Rector was assigned test-pilot duties in Florida for a time, but in the fall of 1944, he returned to China as commander of the 23rd Fighter Group.
Twice, he was listed as missing in action. Twice, he cheated death.
On one of those occasions, his fellow pilots saw him going down in flames. They drank gin to toast his memory, but the next night, Rector came riding out of the jungle on horseback, swinging a Samurai sword. Reports differ as to whether he rode a donkey, mule or horse, but all agree he was very much alive.
On Jan. 4, 1945, Rector was missing again.
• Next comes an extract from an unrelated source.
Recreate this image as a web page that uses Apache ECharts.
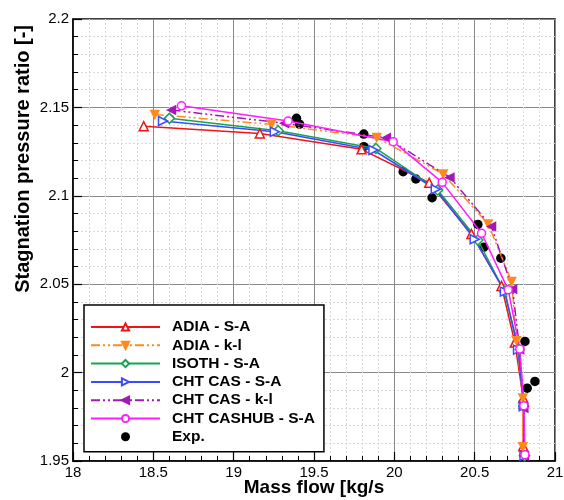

Six days later, he was reported safe.
He downed his last Japanese plane on April 2, a twin-engine bomber, bringing his confirmed total to 10.5 kills. That final kill came one day after he was promoted to full colonel.
In addition to surviving bullets, anti-aircraft fire and flames, Rector weathered bouts with pneumonia and malaria.
He came home to North Carolina with a barrel full of medals. Chennault pinned a Silver Star on him. China’s Gen. Chiang-Kai-Shek personally put a Distinguished Flying Cross on Rector’s chest.
Rector retired from the Air Force in 1962.
He was honored in Faith in 1991, 50 years after his aerial deeds with the “Flying Tigers.”
Catawba presented him with its Distinguished Alumni Award in 2000.
Rector was 84 when he died in 2001 after a heart attack. He is buried in Arlington National Cemetery.